Bubblegum Gallery’s October artist resident, ALUTA NULL, presents PHANTOM, a solo exhibition beginning with the experiential articulation of mental health disintegration and the affective textures of states of neuro-divergency. Of things unseen but always present.
Virtual reality and Augmented reality in the same light as Science Fiction — with world building potential. As spaces fabulated with our imaginations and through our experiences that tear the facts of the world(s) we know asunder — its systems, structures, histories and politics — reimagining them anew and stretching the constraints of our enfleshment. Past race, gender, class and physiological capabilities. This is the intention and impulse that gives creative and conceptual texture to ALUTA NULL’S practice, work and the worlds they fabulate with them.

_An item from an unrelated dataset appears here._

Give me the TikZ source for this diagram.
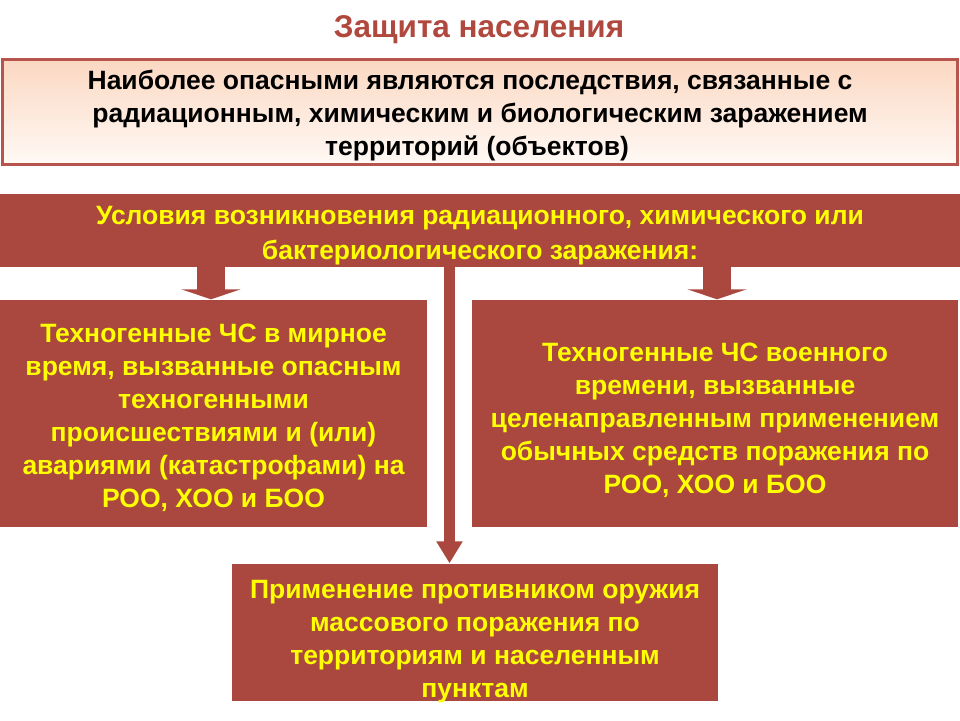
\documentclass[tikz,border=0pt]{standalone}
\usepackage{fontspec}
\setmainfont{Liberation Sans}
\usetikzlibrary{arrows.meta}
\definecolor{boxred}{RGB}{170,72,63}
\definecolor{titlered}{RGB}{176,72,62}
\definecolor{txtyellow}{RGB}{255,255,0}
\definecolor{peach}{RGB}{251,216,194}
\definecolor{peachlow}{RGB}{255,249,245}
\definecolor{frame}{RGB}{184,84,78}
\newcommand{\lowr}[1]{\rule{0pt}{#1}}
\tikzset{
  redbox/.style={fill=boxred, draw=none, inner sep=0pt, align=center,
    text=txtyellow, font=\fontsize{26.5}{33}\selectfont\bfseries},
  bigarrow/.style={draw=boxred, line width=28pt,
    -{Triangle[width=59pt,length=10pt]}},
  thinarrow/.style={draw=boxred, line width=10.5pt,
    -{Triangle[width=25pt,length=22pt]}},
}
\begin{document}
\begin{tikzpicture}[x=1pt,y=-1pt]
\useasboundingbox (0,0) rectangle (960,720);
% title
\node[text=titlered, font=\fontsize{31.5}{36}\selectfont\bfseries] (title) at (479,30) {Защита населения};
% box 1
\node[draw=frame, line width=3pt, top color=peach, bottom color=peachlow,
      minimum width=955pt, minimum height=105pt, inner xsep=0pt, inner ysep=-6pt, align=center,
      font=\fontsize{26.5}{33}\selectfont\bfseries] (b1) at (480,112)
  {\lowr{27pt}Наиболее опасными являются последствия, связанные с\hspace*{20pt}\\
   радиационным, химическим и биологическим заражением\\
   территорий (объектов)\hspace*{6pt}};
% box 2
\node[redbox, minimum width=960pt, minimum height=73pt, inner ysep=-6pt,
      font=\fontsize{26.5}{35}\selectfont\bfseries] (b2) at (480,230)
  {\lowr{29pt}Условия возникновения радиационного, химического или\\
   бактериологического заражения:};
% left box
\node[redbox, minimum width=427pt, minimum height=227pt, inner ysep=-6pt] (lb) at (213.5,413)
  {\lowr{29pt}Техногенные ЧС в мирное\\
   время, вызванные опасным\\
   техногенными\\
   происшествиями и (или)\\
   авариями (катастрофами) на\\
   РОО, ХОО и БОО};
% right box
\node[redbox, minimum width=486pt, minimum height=227pt, inner ysep=-6pt] (rb) at (715,413)
  {\lowr{33pt}Техногенные ЧС военного\\
   времени, вызванные\\
   целенаправленным применением\\
   обычных средств поражения по\\
   РОО, ХОО и БОО};
% bottom box
\node[redbox, minimum width=486pt, minimum height=137pt, inner ysep=-6pt] (bb) at (475,632)
  {\lowr{38pt}Применение противником оружия\\
   массового поражения по\\
   территориям и населенным\\
   пунктам};
% arrow positions
\coordinate (la) at (211,0);
\coordinate (ra) at (717,0);
\coordinate (ca) at (449.5,0);
\draw[bigarrow] (b2.south -| la) -- (lb.north -| la);
\draw[bigarrow] (b2.south -| ra) -- (rb.north -| ra);
\draw[thinarrow] (b2.south -| ca) -- (bb.north -| ca);
\end{tikzpicture}
\end{document}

PHANTOM’s artistic enunciation is rooted in the experiential exploration of mental health disintegration and affective manifestations of neuro-divergency — with the digital and physical elements of the exhibition existing both in relation to, and opposition to each other as manifestations of changing mental states.
“The exhibition’s title, PHANTOM, is used in reference to non-tangible and non-visible constructs and realities, specifically those relating to mental health issues and things concerning our minds. I found it an interesting word to use — in the context of mental health and the context of what I am trying to evoke experientially through this work — because ultimately perception and perspective are important when it comes to this conversation. The word felt like it represented a lot of what I personally feel when struggling with my mental health, which is a feeling of being quite passive in life and a sensation of feeling like you’re floating through it.”
What NULL’s work also does through PHANTOM, is fabricate speculative spaces to be in experiential consideration/meditation with mental health disintegration as a type of haunting or state of being haunted. “Of showing those other layers of being and perception, and communicating experiences of things ‘invisible’.”